Oil prices rallied to their highest level in three months, recouping earlier losses, bolstered by a decline in production in Venezuela, Opec supply cuts and the prospect of a breakthrough in trade talks between the US and China.
Brent futures hit a high of $66.78 per barrel yesterday, while West Texas Intermediate, the benchmark used for North American crude, surged past $56 per barrel for the first time this year.
The rally comes after oil prices tanked dramatically towards the end of last year, after rising to $86.29 per barrel in October before declining to a low of $50.47 per barrel in December.
The fall came amid surging supply from the US shale basins, which propelled the country to become the world’s leading producer by the end of last year.
Analysts such as Giovanni Staunovo of UBS expect the latest rally to be sustainable. However, he cautioned that volatility will continue to dominate momentum.
“We continue to expect Brent to move to the $70-$80 per barrel range … we believe the rally should be sustainable,” he said. “However, as we have seen this year it is not a straight move up to that range, but it comes with volatility in both directions.”
US sanctions against Opec member Venezuela have tightened supply, which is expected to remove 300,000 to 500,000 barrels per day of exports from the global oil markets.
Also weighing on the markets are restrictions on Iran by Washington, which is unlikely to renew waivers on countries importing from Tehran in May.
The Trump administration had in November allowed some of Iran’s existing buyers to continue importing, with the proviso that they would gradually reduce shipments.
Market tightening will continue because of losses in the “fragile three” – Iran, Libya and Venezuela, said Mr Staunovo. He also expected Opec+ production compliance to improve over the coming months.
The alliance led by Saudi Arabia and Russia is carrying out production cuts of about 1.2 million barrels per day from January until June.
“We expect Opec+ compliance to improve thanks to Saudi Arabia’s pledge to scale back output to 10.1 million bpd in February and 9.8 million bpd in March and larger cuts promised from Russia over the coming months,” said Mr Staunovo.

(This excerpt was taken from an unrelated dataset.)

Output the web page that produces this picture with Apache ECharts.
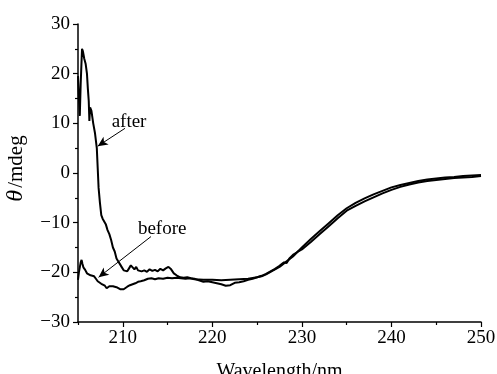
<!DOCTYPE html>
<html><head><meta charset="utf-8">
<script src="https://cdn.jsdelivr.net/npm/echarts@6/dist/echarts.min.js"></script>
<style>html,body{margin:0;padding:0;background:#fff}#c{width:497px;height:374px}</style>
</head><body><div id="c"></div>
<script>
const FONT = 'Liberation Serif';
const xTicks = [210, 220, 230, 240, 250];
const xMinorTicks = [205, 215, 225, 235, 245];
const afterData = [
[205.0,19.5],[205.1,15],[205.2,11.5],[205.3,18],[205.45,25],[205.55,24.5],[205.7,23],[205.85,22],[206.0,20],[206.1,17],[206.2,14.5],[206.27,10.5],[206.35,13.2],[206.5,12.5],[206.7,10],[206.9,8],[207.1,5],[207.2,1],[207.3,-3],[207.45,-6],[207.6,-8.5],[207.75,-9.2],[207.9,-9.6],[208.1,-10.3],[208.3,-11.5],[208.5,-12.3],[208.7,-13.5],[208.9,-15],[209.1,-15.8],[209.3,-17.2],[209.5,-17.8],[209.7,-18.4],[209.9,-19],[210.1,-19.6],[210.3,-19.5],[210.5,-19.8],[210.7,-19.2],[210.9,-18.6],[211.1,-18.3],[211.3,-19.4],[211.5,-18.9],[211.7,-19.6],[211.9,-19.2],[212.1,-19.8],[212.4,-19.6],[212.7,-19.9],[213.0,-19.4],[213.3,-19.7],[213.6,-19.5],[213.9,-19.8],[214.2,-19.3],[214.5,-19.6],[214.8,-19.2],[215.1,-18.9],[215.4,-19.4],[215.7,-20.2],[216.0,-20.6],[216.4,-21.0],[216.8,-21.1],[217.2,-21.0],[217.6,-21.2],[218.0,-21.3],[218.5,-21.6],[219,-21.9],[219.5,-21.8],[220,-22.0],[220.5,-22.2],[221,-22.4],[221.5,-22.7],[222,-22.6],[222.5,-22.1],[223,-22.0],[223.5,-21.8],[224,-21.5],[224.5,-21.3],[225,-21.0],[225.5,-20.7],[226,-20.3],[226.5,-19.8],[227,-19.3],[227.5,-18.7],[228,-18.0],[228.3,-18.1],[228.6,-17.2],[229,-16.5],[229.5,-15.9],[230,-15.4],[231,-13.9],[232,-12.3],[233,-10.7],[234,-9.1],[235,-7.6],[236,-6.6],[237,-5.7],[238,-4.9],[239,-4.1],[240,-3.4],[241,-2.8],[242,-2.3],[243,-1.9],[244,-1.6],[245,-1.4],[246,-1.2],[247,-1.0],[248,-0.9],[249,-0.8],[250,-0.6]
];
const beforeData = [
[205.0,-21.5],[205.1,-20],[205.2,-19],[205.3,-18],[205.4,-17.5],[205.5,-18.3],[205.6,-19.0],[205.8,-19.5],[206.0,-20.2],[206.2,-19.8],[206.4,-20.6],[206.6,-20.3],[206.8,-20.8],[207.0,-21.3],[207.2,-21.8],[207.4,-22.0],[207.6,-22.3],[207.8,-22.6],[208.0,-22.7],[208.2,-23.2],[208.35,-23.6],[208.5,-22.8],[208.7,-22.6],[208.9,-22.8],[209.1,-22.9],[209.3,-23.0],[209.5,-23.1],[209.7,-23.4],[209.9,-23.6],[210.1,-23.4],[210.3,-23.1],[210.5,-22.9],[210.8,-22.6],[211.1,-22.4],[211.4,-22.2],[211.7,-21.9],[212.0,-21.8],[212.4,-21.6],[212.8,-21.3],[213.2,-21.2],[213.6,-21.4],[214.0,-21.2],[214.5,-21.3],[215,-21.1],[215.5,-21.2],[216,-21.1],[216.5,-21.2],[217,-21.3],[217.5,-21.2],[218,-21.4],[219,-21.5],[220,-21.5],[221,-21.6],[222,-21.5],[223,-21.4],[224,-21.3],[225,-21.0],[225.5,-20.8],[226,-20.4],[226.5,-19.9],[227,-19.4],[227.5,-18.9],[228,-18.2],[229,-16.8],[230,-15.0],[231,-13.3],[232,-11.7],[233,-10.1],[234,-8.5],[235,-7.1],[236,-6.0],[237,-5.1],[238,-4.3],[239,-3.6],[240,-2.9],[241,-2.4],[242,-2.0],[243,-1.6],[244,-1.3],[245,-1.1],[246,-0.9],[247,-0.8],[248,-0.6],[249,-0.5],[250,-0.4]
];
// annotation labels: [x, y, text]
const annotLabels = [[210.7, 10.3, 'after'], [214.4, -11.3, 'before']];
// annotation arrows: [fromX, fromY, toX, toY]
const annotArrows = [[210.25, 9.0, 207.2, 5.4], [213.15, -12.8, 207.3, -21.0]];

const chart = echarts.init(document.getElementById('c'), null, {renderer: 'canvas'});
const FS = 19;
chart.setOption({
  animation: false,
  grid: {left: 78, right: 16, top: 24, bottom: 52, containLabel: false, outerBoundsMode: 'none'},
  xAxis: [{
    type: 'value', min: 205, max: 250,
    name: 'Wavelength/nm', nameLocation: 'middle', nameGap: 40,
    nameTextStyle: {color: '#000', fontFamily: FONT, fontSize: 20},
    axisLine: {onZero: false, lineStyle: {color: '#000', width: 1.5}},
    axisTick: {show: true, length: 5, customValues: xTicks, lineStyle: {color: '#000', width: 1.2}},
    axisLabel: {customValues: xTicks, color: '#000', fontFamily: FONT, fontSize: FS, margin: 7},
    splitLine: {show: false}
  }, {
    type: 'value', min: 205, max: 250, position: 'bottom',
    axisLine: {show: false, onZero: false},
    axisTick: {show: true, length: 3, customValues: xMinorTicks, lineStyle: {color: '#000', width: 1.2}},
    axisLabel: {show: false},
    splitLine: {show: false}
  }],
  yAxis: {
    type: 'value', min: -30, max: 30, interval: 10,
    name: '{i|θ}{n|/mdeg}', nameLocation: 'middle', nameRotate: 90, nameGap: 50,
    nameTextStyle: {color: '#000', fontFamily: FONT, fontSize: 21, padding: [0, 0, 0, 9],
      rich: {
        i: {fontStyle: 'italic', fontFamily: FONT, fontSize: 24, color: '#000', padding: [0, 2, 0, 0]},
        n: {fontFamily: FONT, fontSize: 21, color: '#000'}
      }},
    axisLine: {show: true, onZero: false, lineStyle: {color: '#000', width: 1.5}},
    axisTick: {show: true, length: 5, lineStyle: {color: '#000', width: 1.2}},
    minorTick: {show: true, splitNumber: 2, length: 3, lineStyle: {color: '#000', width: 1.2}},
    axisLabel: {color: '#000', fontFamily: FONT, fontSize: FS, margin: 8,
      formatter: v => (v < 0 ? '\u2212' + Math.abs(v) : String(v))},
    splitLine: {show: false}
  },
  series: [{
    name: 'after', type: 'line', data: afterData, showSymbol: false,
    lineStyle: {color: '#000', width: 2}, z: 3
  }, {
    name: 'before', type: 'line', data: beforeData, showSymbol: false,
    lineStyle: {color: '#000', width: 2}, z: 3
  }, {
    name: 'annot', type: 'scatter', symbolSize: 0,
    itemStyle: {opacity: 1, color: '#000'},
    data: annotLabels.map(a => ({value: [a[0], a[1]], name: a[2]})),
    label: {show: true, position: 'inside', formatter: p => p.name, color: '#000', opacity: 1, textBorderWidth: 0, fontFamily: FONT, fontSize: FS},
    markLine: {
      silent: true, symbol: ['none', 'arrow'], symbolSize: [7, 10],
      label: {show: false},
      lineStyle: {color: '#000', width: 1, type: 'solid', opacity: 1},
      data: annotArrows.map(a => [{coord: [a[0], a[1]]}, {coord: [a[2], a[3]]}])
    }
  }]
});
</script></body></html>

The US trade dispute with China also weighed on oil prices. The Trump administration has set March 1 as the deadline to come to an agreement on a trade deal, which according to some reports is within reach.
Trade disputes are also likely to affect oil prices for the foreseeable future, BP cautioned in its latest energy outlook. Reduced openness of the global economy will lead to a slight reduction of about 0.3 percentage points per year in global gross domestic product growth, with increased concerns about energy security likely to add a 10 per cent risk premium to imported sources of fuel, the oil major noted.
The trade deal could impact the market positively, supporting risk sentiment, said Mr Staunovo.
“While trade war concerns are likely will continue to influence financial markets, for crude oil we believe the supply side is more important as a near-term driver for prices,” he said.
“Thanks to a strong decline in Opec+ output, the oil market is likely to tighten up over the coming months.”